Ross, I think you need your own column...
I was about to nominate Ross for a column, myself. I see we're all in agreement.
Well...I suppose, if youys insist, then we should get his opinion.
We like him. We really like him!
lol it was my hideous attempt at flats that caused this whole tutorial! that's what i get for trying to help!
If it makes you feel any better, it wasn't just your flats that prompted me to write this. (I seriously appreciated the attempt to help me out though.) I've had terrible luck with flatters and I was going to make sure anyone else that worked directly for me read this and knew what I expected. Nothing worse that paying for flats and then having to do them yourself anyway because what you get back is a pain to work with. Live and learn.

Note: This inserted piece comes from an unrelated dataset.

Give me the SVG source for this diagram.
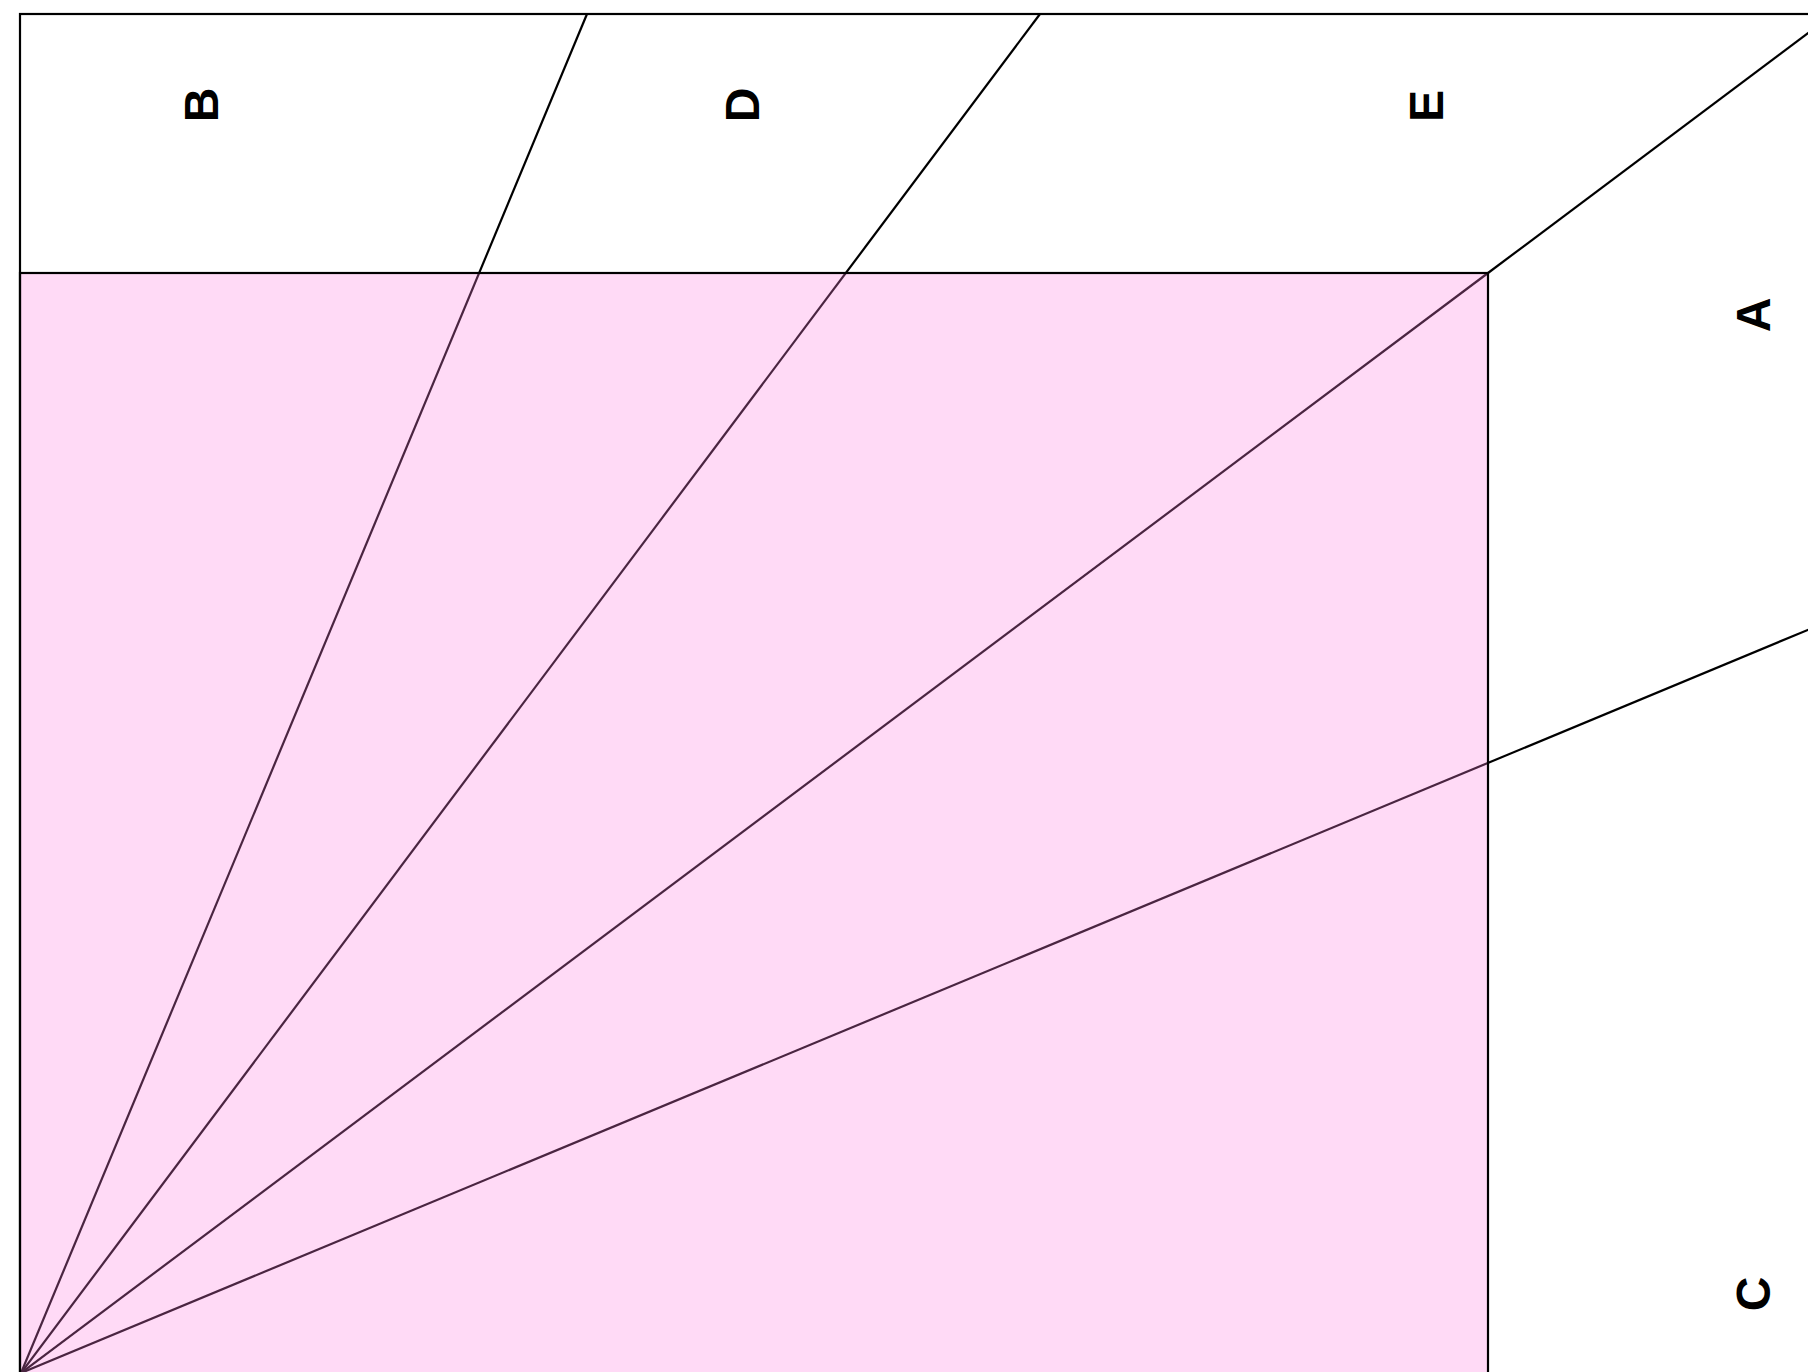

As for the columns/blogs, I'll have to kick it around a bit. My schedule is pretty full right now between work/coloring/family, and I'm not sure I'd have enough to say to do something routinely on the subject. I'm still learning myself. I wouldn't mind throwing up some stuff every now and then, but I doubt you'd really be able to depend on me for consistent updates.
This is an honest man, ladies and gents. They're hard to come by these days, so look upon him well, and rejoice, for he has come among us!